Tuesday, February 26, 2008

Living My Life Like it's Golden

I am so full tonight, so content. Life is going my way lately and the results are beautiful.

I had dinner tonight with a dear friend. Her kids hung with us for the afternoon and she joined later. We had risotto, chocolate chip cookies and coffee. It was so cool, so sublime.

I used to have nights like this, years ago, with another dear friend of mine and it wasn't until I was living the moment tonight that I realized how much I had missed this sort of female connection. The talking, the laughing, the sharing.

I was blissed out.

Having such a full life, as I feel I do right now, means I'm a better person, a better mom, a better partner, a better friend, because then I'm operating from a state of balance, a state of peace and fulfillment.
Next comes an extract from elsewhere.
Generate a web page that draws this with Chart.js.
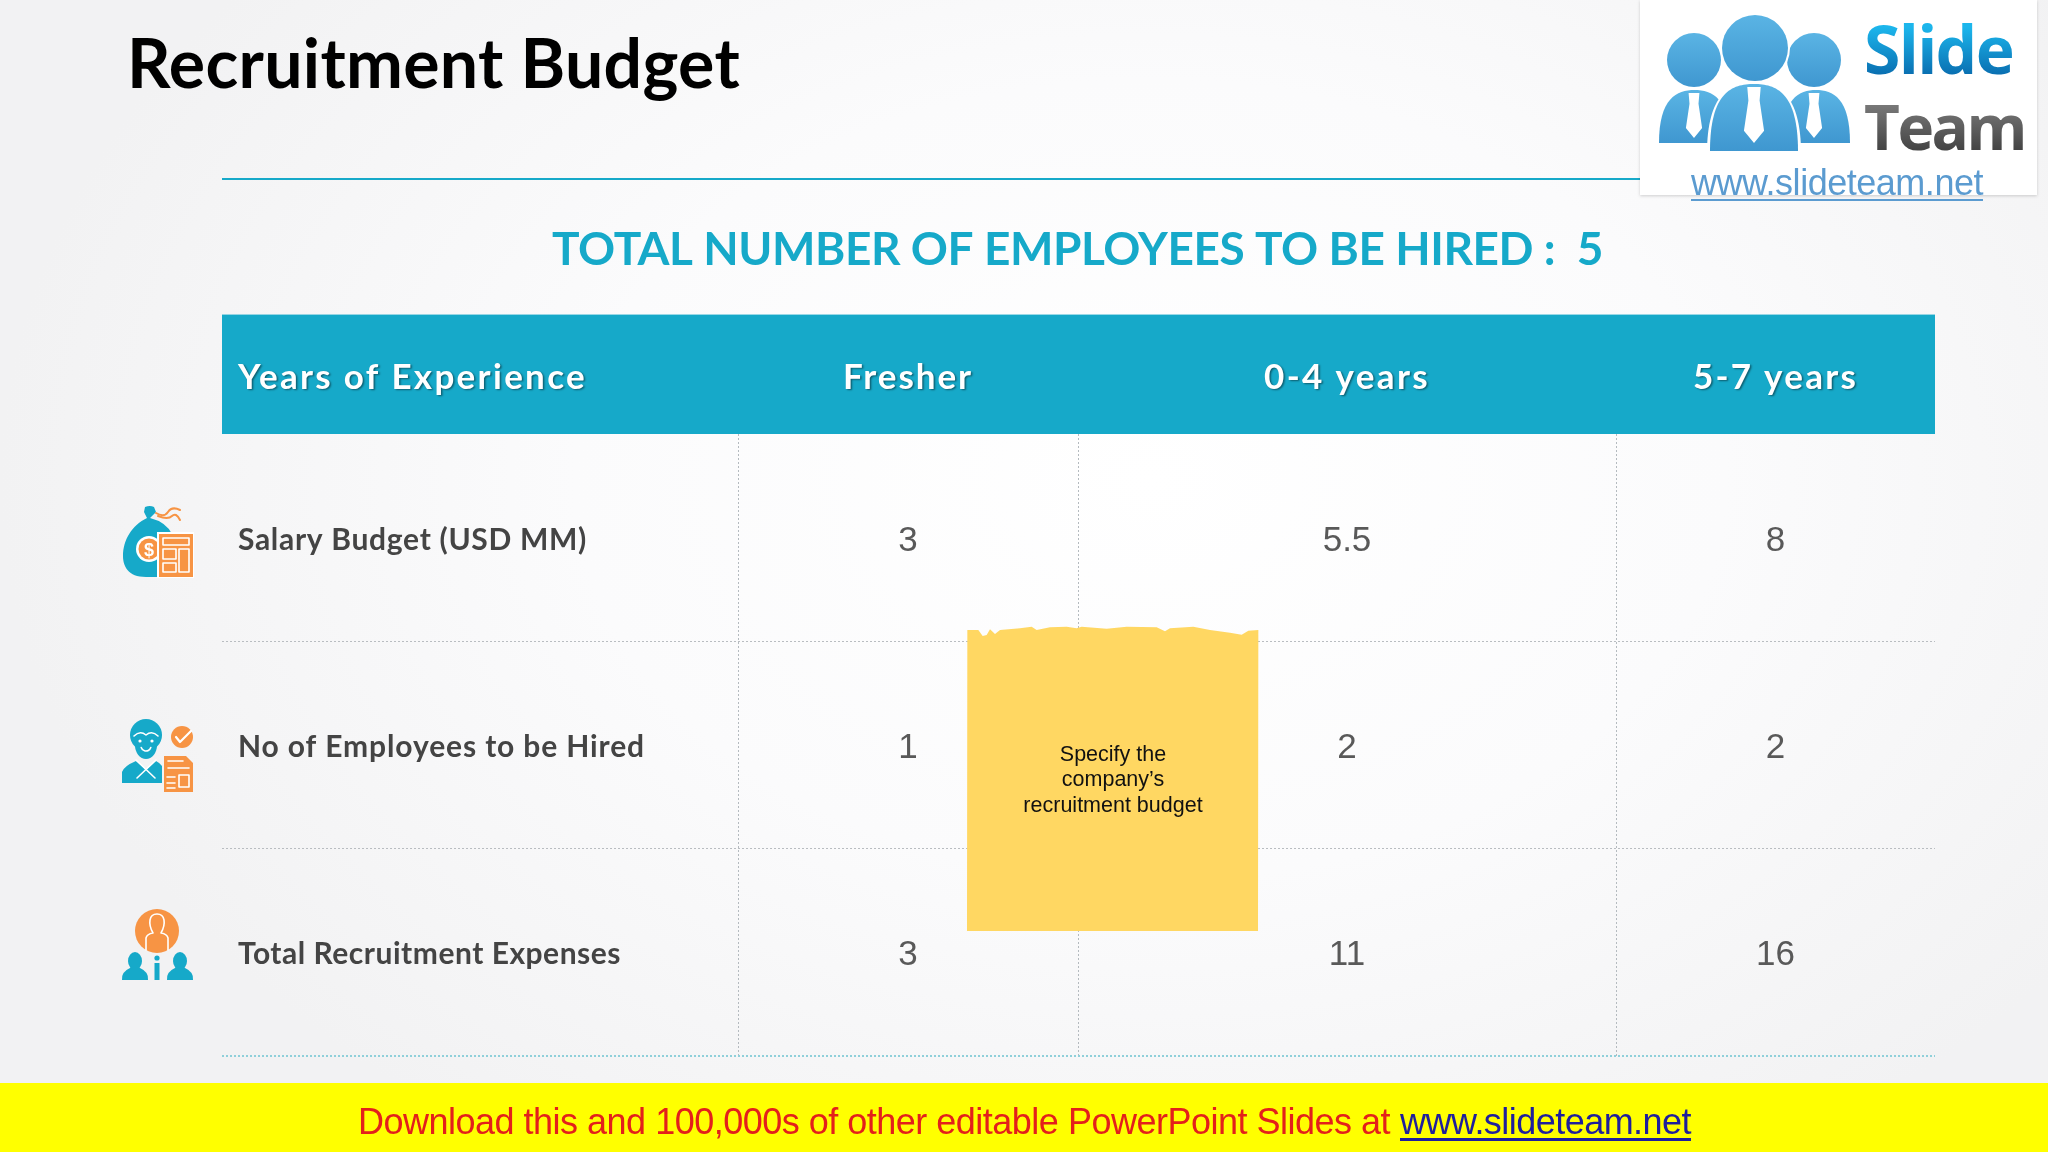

So much has changed in the years since my divorce--it's like, there's my life pre-divorce and post-divorce now. The divorce is the center mark in my timeline. During that time, I emptied myself--I fell to pieces and in the rebuilding, I kept what worked and I discarded the rest. I reordered and came further into my being.

It was a blessing. I hate that the children have lost their father but that was his choice--I didn't cause it. We lost our marriage, it didn't have to mean his place in their lives.

One day, I'll explore it all here but not tonight. There are dark twists and turns that I'm not sure I'm prepared to explore right now. Soon. Life is good right now. That is the 'it' of it all.